WASHINGTON -- President Trump could not have been more clear.

"The drug companies, frankly, are getting away with murder," he said in mid-October. He had used the same "getting away with murder" line previously, adding that "pharma has a lot of lobbies and a lot of lobbyists and a lot of power."

Yet just four weeks later, Trump nominated the former president of Eli Lilly's U.S. business to run the Department of Health and Human Services. If drug companies are murderers, Alex Azar is the guy with the rusty hatchet.

Azar was deputy secretary at HHS during the George W. Bush administration before he cashed out and made millions at Lilly while the company's prices for insulin and other drugs soared. Now he's taking another spin through the revolving door -- nominated by a phony populist who had promised to drain the swamp but is instead handing over the government to corporations and the treasury to the rich.

The Senate will probably confirm him. This Senate would confirm Mr. Fox as secretary of henhouse security. But even a couple of the Republicans at Azar's first confirmation hearing Wednesday were squeamish about the spectacle of a Big Pharma executive being installed as the ultimate policeman of drug prices.

"You've got some convincing to make me believe that you're going to represent the American people and not Big Pharma," said Sen. Rand Paul, R-Ky. "And I know that's insulting, … but we all have our doubts, because Big Pharma manipulates the system to keep prices high."

 

And that was restrained compared with the Democrats' treatment of Azar.

"Your resume reads like a how-to manual for profiting from government service," said Sen.
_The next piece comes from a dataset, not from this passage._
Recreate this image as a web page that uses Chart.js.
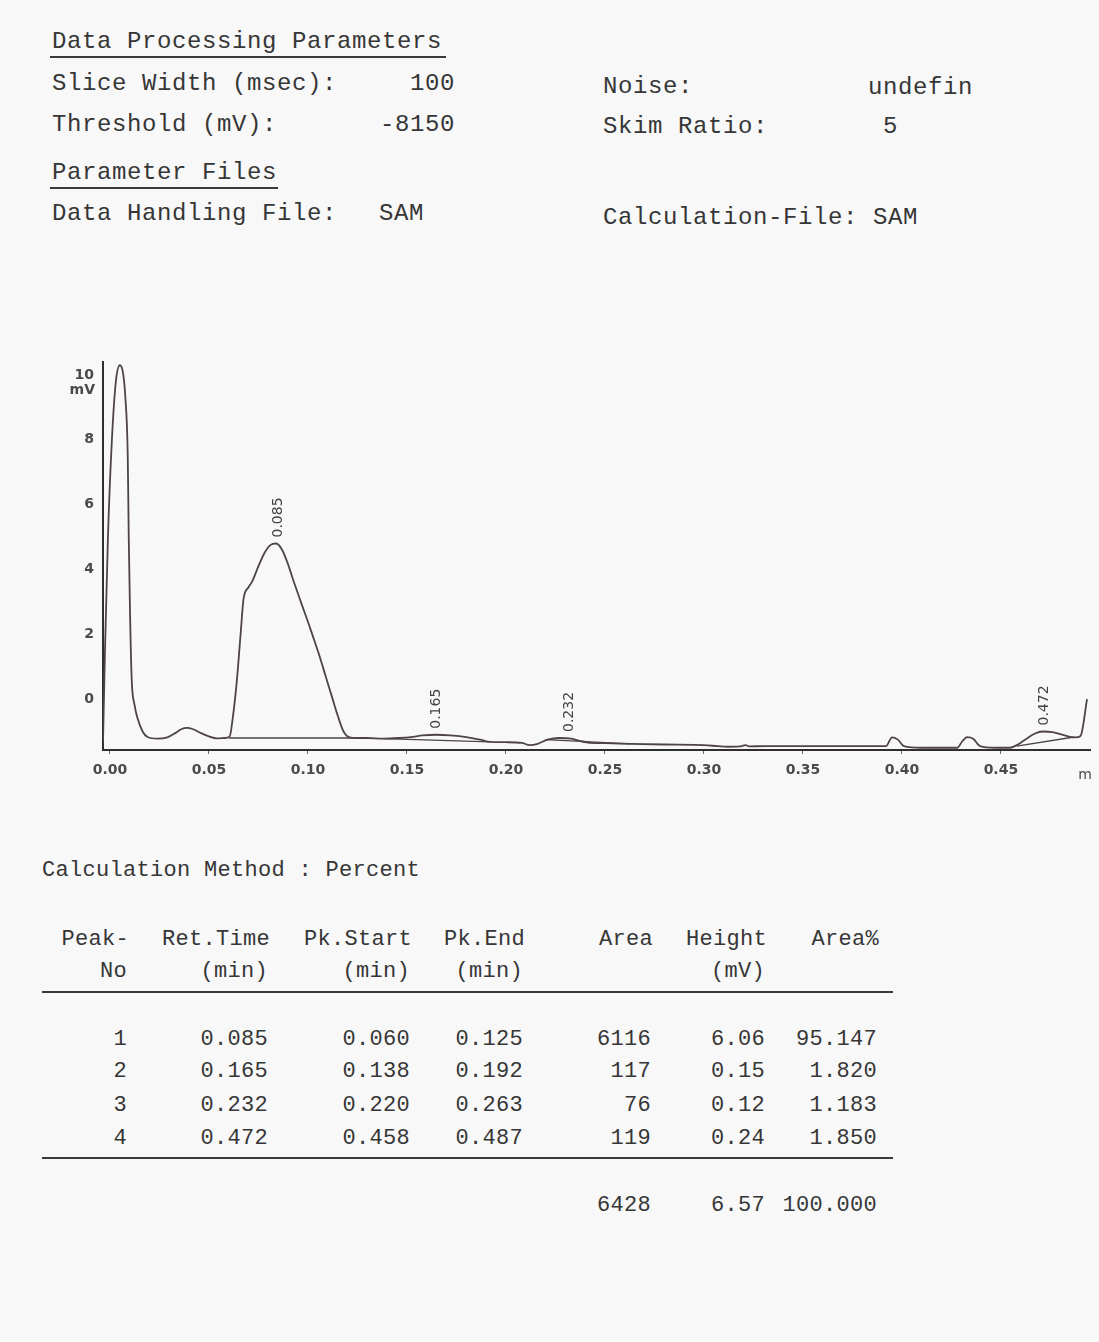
<!DOCTYPE html>
<html>
<head>
<meta charset="utf-8">
<script src="https://cdn.jsdelivr.net/npm/chart.js@4/dist/chart.umd.min.js"></script>
<style>
  html, body { margin: 0; padding: 0; }
  body { width: 1099px; height: 1342px; overflow: hidden; background: #f8f8f9; position: relative; color: #363636; }
  .t { position: absolute; white-space: pre; font-family: "Courier New", "Liberation Mono", "DejaVu Sans Mono", monospace; }
  .hdr { font-size: 24px; letter-spacing: 0.6px; line-height: 30px; }
  .tbl { font-size: 22px; letter-spacing: 0.3px; line-height: 28px; }
  .rule { position: absolute; background: #3a3a3a; }
  #chartBox { position: absolute; left: 0; top: 330px; width: 1099px; height: 480px; }
</style>
</head>
<body>
<div id="page"></div>
<div id="chartBox"><canvas id="chrom" width="1099" height="480"></canvas></div>
<script>
// ---- Chromatogram trace (time in min, signal in mV) ----
const traceTime = [
  -0.0035, -0.0025, -0.001, 0.001, 0.003, 0.005, 0.0065, 0.0078, 0.009, 0.0095,
  0.0102, 0.011, 0.0125, 0.014, 0.0165, 0.019, 0.024, 0.029, 0.033, 0.036,
  0.039, 0.042, 0.046, 0.050, 0.054, 0.058, 0.0605, 0.062, 0.064, 0.066,
  0.0675, 0.070, 0.072, 0.075, 0.078, 0.081, 0.084, 0.087, 0.090, 0.093,
  0.097, 0.1005, 0.103, 0.106, 0.109, 0.112, 0.115, 0.118, 0.121, 0.125,
  0.130, 0.138, 0.146, 0.152, 0.158, 0.165, 0.172, 0.180, 0.187, 0.192,
  0.200, 0.208, 0.212, 0.216, 0.221, 0.227, 0.233, 0.238, 0.243, 0.250,
  0.263, 0.280, 0.300, 0.307, 0.312, 0.318, 0.321, 0.323, 0.330, 0.360,
  0.392, 0.395, 0.398, 0.401, 0.410, 0.428, 0.4305, 0.433, 0.436, 0.4395,
  0.447, 0.4545, 0.458, 0.462, 0.467, 0.471, 0.476, 0.480, 0.4865, 0.489,
  0.4905, 0.4935
];
const traceMv = [
  -1.35, 1.5, 5.0, 8.0, 9.8, 10.3, 10.1, 9.3, 7.5, 5.0,
  2.5, 0.6, -0.2, -0.6, -1.0, -1.17, -1.22, -1.18, -1.05, -0.93,
  -0.89, -0.93, -1.05, -1.15, -1.21, -1.2, -1.15, -0.6, 0.5, 2.0,
  3.1, 3.45, 3.65, 4.1, 4.5, 4.75, 4.8, 4.6, 4.15, 3.6,
  2.9, 2.3, 1.85, 1.3, 0.7, 0.1, -0.5, -1.0, -1.18, -1.2,
  -1.2, -1.22, -1.2, -1.17, -1.12, -1.1, -1.12, -1.17, -1.25, -1.32,
  -1.33, -1.35, -1.42, -1.38, -1.25, -1.2, -1.22, -1.3, -1.35, -1.36,
  -1.38, -1.4, -1.42, -1.45, -1.47, -1.46, -1.42, -1.46, -1.45, -1.45,
  -1.45, -1.18, -1.25, -1.45, -1.5, -1.5, -1.3, -1.17, -1.22, -1.45,
  -1.5, -1.5, -1.42, -1.26, -1.07, -1.0, -1.02, -1.08, -1.18, -1.17,
  -1.1, 0.0
];

// ---- Peak table ----
const peakNo   = ['1', '2', '3', '4'];
const retTime  = ['0.085', '0.165', '0.232', '0.472'];
const pkStart  = ['0.060', '0.138', '0.220', '0.458'];
const pkEnd    = ['0.125', '0.192', '0.263', '0.487'];
const area     = ['6116', '117', '76', '119'];
const heightMv = ['6.06', '0.15', '0.12', '0.24'];
const areaPct  = ['95.147', '1.820', '1.183', '1.850'];
const totals   = ['6428', '6.57', '100.000'];

// baseline levels (mV) at each peak's start and end
const baseStartMv = [-1.2, -1.22, -1.25, -1.45];
const baseEndMv   = [-1.2, -1.32, -1.38, -1.17];

// ---- Axis ticks ----
const xTicks = [0.00, 0.05, 0.10, 0.15, 0.20, 0.25, 0.30, 0.35, 0.40, 0.45];
const yTicks = [0, 2, 4, 6, 8, 10];

// ---- Printed header and table ----
const page = document.getElementById('page');
function text(str, cls, left, centerY, lh, right) {
  const d = document.createElement('div');
  d.className = 't ' + cls;
  d.textContent = str;
  d.style.top = (centerY - lh / 2) + 'px';
  if (right) { d.style.right = (1099 - right) + 'px'; d.style.textAlign = 'right'; }
  else d.style.left = left + 'px';
  page.appendChild(d);
}
function rule(left, top, width, h) {
  const d = document.createElement('div');
  d.className = 'rule';
  Object.assign(d.style, { left: left + 'px', top: top + 'px', width: width + 'px', height: (h || 2) + 'px' });
  page.appendChild(d);
}
const H = 30, T = 28;
text('Data Processing Parameters', 'hdr', 52, 42, H);
rule(50, 56, 396);
text('Slice Width (msec):', 'hdr', 52, 84, H);
text('100', 'hdr', 0, 84, H, 455);
text('Noise:', 'hdr', 603, 87, H);
text('undefin', 'hdr', 868, 88, H);
text('Threshold (mV):', 'hdr', 52, 125, H);
text('-8150', 'hdr', 0, 125, H, 455);
text('Skim Ratio:', 'hdr', 603, 127, H);
text('5', 'hdr', 883, 127, H);
text('Parameter Files', 'hdr', 52, 173, H);
rule(50, 187, 228);
text('Data Handling File:', 'hdr', 52, 214, H);
text('SAM', 'hdr', 379, 214, H);
text('Calculation-File: SAM', 'hdr', 603, 218, H);

text('Calculation Method : Percent', 'tbl', 42, 871, T);
const colRight = [129, 270, 412, 525, 653, 767, 879];
const head1 = ['Peak-', 'Ret.Time', 'Pk.Start', 'Pk.End', 'Area', 'Height', 'Area%'];
const head2 = ['No', '(min)', '(min)', '(min)', '', '(mV)', ''];
head1.forEach((s, i) => text(s, 'tbl', 0, 940, T, colRight[i]));
head2.forEach((s, i) => { if (s) text(s, 'tbl', 0, 972, T, colRight[i] - 2); });
rule(42, 991, 851);
const rowY = [1040, 1072, 1106, 1139];
peakNo.forEach((_, r) => {
  const cells = [peakNo[r], retTime[r], pkStart[r], pkEnd[r], area[r], heightMv[r], areaPct[r]];
  cells.forEach((s, i) => text(s, 'tbl', 0, rowY[r], T, colRight[i] - 2));
});
rule(42, 1157, 851);
totals.forEach((s, i) => text(s, 'tbl', 0, 1206, T, colRight[4 + i] - 2));

// ---- Chromatogram ----
const ink = '#4e4446';
const axisFont = { size: 14, weight: 'bold', family: '"DejaVu Sans", "Liberation Sans", sans-serif' };
const traceData = traceTime.map((t, i) => ({ x: t, y: traceMv[i] }));
const baselineSets = pkStart.map((s, i) => ({
  data: [{ x: +s, y: baseStartMv[i] }, { x: +pkEnd[i], y: baseEndMv[i] }],
  borderColor: ink, borderWidth: 1.4, pointRadius: 0, tension: 0
}));

const peakLabels = {
  id: 'peakLabels',
  afterDatasetsDraw(chart) {
    const { ctx, scales: { x, y } } = chart;
    ctx.save();
    ctx.fillStyle = '#444';
    ctx.font = '14px "DejaVu Sans", "Liberation Sans", sans-serif';
    retTime.forEach(rt => {
      const t = +rt;
      let top = -Infinity;
      traceTime.forEach((tt, i) => { if (Math.abs(tt - t) <= 0.006) top = Math.max(top, traceMv[i]); });
      const px = x.getPixelForValue(t), py = y.getPixelForValue(top) - 6;
      ctx.save();
      ctx.translate(px, py);
      ctx.rotate(-Math.PI / 2);
      ctx.textAlign = 'left';
      ctx.textBaseline = 'middle';
      ctx.fillText(rt, 0, 0);
      ctx.restore();
    });
    // axis units
    ctx.font = 'bold 14px "DejaVu Sans", "Liberation Sans", sans-serif';
    ctx.fillStyle = '#4a4a4a';
    ctx.textAlign = 'right';
    ctx.textBaseline = 'middle';
    ctx.fillText('mV', 95, y.getPixelForValue(10) + 15);
    ctx.textAlign = 'center';
    ctx.font = '14px "DejaVu Sans", "Liberation Sans", sans-serif';
    ctx.fillText('m', 1085, y.bottom + 25);
    ctx.restore();
  }
};

new Chart(document.getElementById('chrom'), {
  type: 'line',
  data: {
    datasets: [
      { data: traceData, borderColor: ink, borderWidth: 1.8, pointRadius: 0, cubicInterpolationMode: 'monotone' },
      ...baselineSets
    ]
  },
  options: {
    responsive: false,
    animation: false,
    layout: { padding: { left: 0, right: 9, top: 32, bottom: 30 } },
    plugins: { legend: { display: false }, tooltip: { enabled: false } },
    scales: {
      x: {
        type: 'linear', min: -0.0035, max: 0.495,
        afterBuildTicks: s => { s.ticks = xTicks.map(v => ({ value: v })); },
        afterFit: s => { s.height = 30; },
        ticks: { callback: v => v.toFixed(2), color: '#4a4a4a', font: axisFont, padding: 8, maxRotation: 0 },
        grid: { drawOnChartArea: false, tickLength: 4, color: '#666' },
        border: { color: '#2e2e2e', width: 2 }
      },
      y: {
        type: 'linear', min: -1.57, max: 10.4,
        afterBuildTicks: s => { s.ticks = yTicks.map(v => ({ value: v })); },
        afterFit: s => { s.width = 103; },
        ticks: { color: '#4a4a4a', font: axisFont, padding: 9 },
        grid: { drawOnChartArea: false, drawTicks: false },
        border: { color: '#2e2e2e', width: 2 }
      }
    }
  },
  plugins: [peakLabels]
});
</script>
</body>
</html>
Elizabeth Warren, D-Mass., noting the $3.5 million payout Azar got last year from Eli Lilly. "I think the American people have a right to know that the person running HHS is looking out for them and not for their own bank account or for the profitability of their former and maybe future employers."

Azar offered little beyond an acknowledgment that "drug prices are too high." When it came to reducing prices, he tossed out the usual objections offered by the pharmaceutical lobby -- for example, that we can't reimport drugs from the European Union, where prices are lower, because the medicines wouldn't be "reliable and safe."

"It's a canard," Paul said. "That's B.S., and the American people think it's B.S."